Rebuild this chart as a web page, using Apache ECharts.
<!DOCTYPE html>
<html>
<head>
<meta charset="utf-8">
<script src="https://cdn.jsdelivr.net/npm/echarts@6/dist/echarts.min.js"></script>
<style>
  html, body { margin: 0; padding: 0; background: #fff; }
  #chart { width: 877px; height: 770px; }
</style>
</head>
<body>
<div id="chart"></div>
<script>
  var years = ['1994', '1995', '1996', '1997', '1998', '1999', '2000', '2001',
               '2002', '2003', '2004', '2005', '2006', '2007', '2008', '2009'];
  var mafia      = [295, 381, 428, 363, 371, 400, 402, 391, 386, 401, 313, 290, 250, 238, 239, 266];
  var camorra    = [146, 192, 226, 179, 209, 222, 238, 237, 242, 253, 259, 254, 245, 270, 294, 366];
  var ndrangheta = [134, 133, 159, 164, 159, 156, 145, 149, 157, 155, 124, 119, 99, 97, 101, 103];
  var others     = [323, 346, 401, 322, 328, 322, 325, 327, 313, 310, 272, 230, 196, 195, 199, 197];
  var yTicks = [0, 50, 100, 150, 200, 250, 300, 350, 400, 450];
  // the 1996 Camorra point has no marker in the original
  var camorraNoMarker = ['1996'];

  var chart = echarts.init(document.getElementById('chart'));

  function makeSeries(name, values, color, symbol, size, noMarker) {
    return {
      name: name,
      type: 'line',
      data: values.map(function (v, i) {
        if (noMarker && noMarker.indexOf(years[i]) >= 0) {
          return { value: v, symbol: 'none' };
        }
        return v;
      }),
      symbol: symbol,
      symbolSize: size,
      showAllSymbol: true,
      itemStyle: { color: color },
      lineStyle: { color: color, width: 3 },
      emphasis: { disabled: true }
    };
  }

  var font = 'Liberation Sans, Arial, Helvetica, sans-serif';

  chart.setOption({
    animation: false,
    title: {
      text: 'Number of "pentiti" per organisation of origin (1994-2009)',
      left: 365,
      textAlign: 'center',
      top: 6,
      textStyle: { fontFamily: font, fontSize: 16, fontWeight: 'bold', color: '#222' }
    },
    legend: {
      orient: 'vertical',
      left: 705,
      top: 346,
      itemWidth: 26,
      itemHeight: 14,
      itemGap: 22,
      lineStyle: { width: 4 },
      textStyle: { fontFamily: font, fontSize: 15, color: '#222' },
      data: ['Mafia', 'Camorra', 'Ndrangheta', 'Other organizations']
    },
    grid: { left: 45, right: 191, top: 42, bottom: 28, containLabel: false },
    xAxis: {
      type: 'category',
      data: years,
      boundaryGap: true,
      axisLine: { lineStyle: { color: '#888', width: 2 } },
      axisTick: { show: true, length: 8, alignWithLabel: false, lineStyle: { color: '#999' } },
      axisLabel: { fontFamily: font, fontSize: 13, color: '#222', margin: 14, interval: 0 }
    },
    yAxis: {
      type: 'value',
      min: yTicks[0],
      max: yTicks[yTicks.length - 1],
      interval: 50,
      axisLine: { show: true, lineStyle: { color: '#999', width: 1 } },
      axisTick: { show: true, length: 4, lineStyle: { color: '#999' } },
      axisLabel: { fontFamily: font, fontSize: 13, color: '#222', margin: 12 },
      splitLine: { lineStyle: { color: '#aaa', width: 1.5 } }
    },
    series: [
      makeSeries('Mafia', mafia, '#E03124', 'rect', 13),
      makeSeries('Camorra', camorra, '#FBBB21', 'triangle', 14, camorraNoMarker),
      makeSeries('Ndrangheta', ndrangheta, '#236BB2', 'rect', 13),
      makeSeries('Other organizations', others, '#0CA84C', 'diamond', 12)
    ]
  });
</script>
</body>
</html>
================
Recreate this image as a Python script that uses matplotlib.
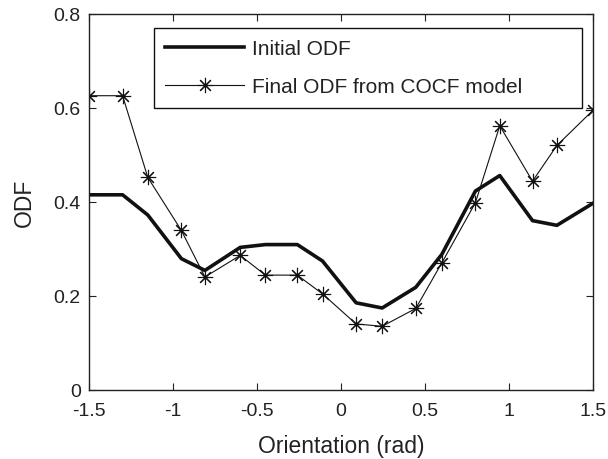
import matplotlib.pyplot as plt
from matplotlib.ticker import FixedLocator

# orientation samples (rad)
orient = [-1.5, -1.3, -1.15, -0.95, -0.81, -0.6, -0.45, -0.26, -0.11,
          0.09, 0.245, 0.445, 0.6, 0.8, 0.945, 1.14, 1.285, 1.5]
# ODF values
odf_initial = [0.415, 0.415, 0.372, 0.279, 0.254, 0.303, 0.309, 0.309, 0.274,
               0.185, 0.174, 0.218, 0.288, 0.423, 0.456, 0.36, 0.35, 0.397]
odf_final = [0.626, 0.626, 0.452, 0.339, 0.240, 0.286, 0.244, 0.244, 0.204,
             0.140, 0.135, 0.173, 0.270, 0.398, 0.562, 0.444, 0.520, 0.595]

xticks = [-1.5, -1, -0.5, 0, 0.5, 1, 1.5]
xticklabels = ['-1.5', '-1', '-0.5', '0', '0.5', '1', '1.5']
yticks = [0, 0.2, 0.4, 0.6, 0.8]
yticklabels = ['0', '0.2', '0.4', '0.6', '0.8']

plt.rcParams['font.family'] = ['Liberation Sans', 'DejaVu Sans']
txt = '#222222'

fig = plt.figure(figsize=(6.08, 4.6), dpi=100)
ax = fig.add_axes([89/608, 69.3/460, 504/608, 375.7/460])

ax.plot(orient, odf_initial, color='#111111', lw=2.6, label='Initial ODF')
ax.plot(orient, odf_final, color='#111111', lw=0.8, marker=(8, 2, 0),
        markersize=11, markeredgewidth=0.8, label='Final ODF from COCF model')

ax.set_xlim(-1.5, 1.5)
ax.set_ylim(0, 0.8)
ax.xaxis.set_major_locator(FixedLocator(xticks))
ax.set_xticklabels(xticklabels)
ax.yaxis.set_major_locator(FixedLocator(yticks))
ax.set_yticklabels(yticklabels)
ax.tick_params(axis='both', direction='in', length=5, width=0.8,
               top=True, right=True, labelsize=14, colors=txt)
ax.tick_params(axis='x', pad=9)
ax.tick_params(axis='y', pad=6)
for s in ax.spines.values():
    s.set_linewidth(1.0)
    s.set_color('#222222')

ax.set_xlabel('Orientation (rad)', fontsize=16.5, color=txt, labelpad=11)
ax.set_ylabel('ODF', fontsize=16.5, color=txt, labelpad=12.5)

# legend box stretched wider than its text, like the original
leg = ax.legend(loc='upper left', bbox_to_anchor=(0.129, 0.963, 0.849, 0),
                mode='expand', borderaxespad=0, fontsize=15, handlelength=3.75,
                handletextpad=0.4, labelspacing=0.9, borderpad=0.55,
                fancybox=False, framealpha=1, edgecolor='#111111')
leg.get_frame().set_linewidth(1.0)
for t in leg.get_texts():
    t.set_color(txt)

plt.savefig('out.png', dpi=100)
================
### EXERCISE PROMPT:
Quote word for word only the lines above from the one containing "Recreate this image" through the one containing "txt = '#222222'". Pictures stay out of your copy.

### EXPECTED ANSWER:
Recreate this image as a Python script that uses matplotlib.
import matplotlib.pyplot as plt
from matplotlib.ticker import FixedLocator

# orientation samples (rad)
orient = [-1.5, -1.3, -1.15, -0.95, -0.81, -0.6, -0.45, -0.26, -0.11,
          0.09, 0.245, 0.445, 0.6, 0.8, 0.945, 1.14, 1.285, 1.5]
# ODF values
odf_initial = [0.415, 0.415, 0.372, 0.279, 0.254, 0.303, 0.309, 0.309, 0.274,
               0.185, 0.174, 0.218, 0.288, 0.423, 0.456, 0.36, 0.35, 0.397]
odf_final = [0.626, 0.626, 0.452, 0.339, 0.240, 0.286, 0.244, 0.244, 0.204,
             0.140, 0.135, 0.173, 0.270, 0.398, 0.562, 0.444, 0.520, 0.595]

xticks = [-1.5, -1, -0.5, 0, 0.5, 1, 1.5]
xticklabels = ['-1.5', '-1', '-0.5', '0', '0.5', '1', '1.5']
yticks = [0, 0.2, 0.4, 0.6, 0.8]
yticklabels = ['0', '0.2', '0.4', '0.6', '0.8']

plt.rcParams['font.family'] = ['Liberation Sans', 'DejaVu Sans']
txt = '#222222'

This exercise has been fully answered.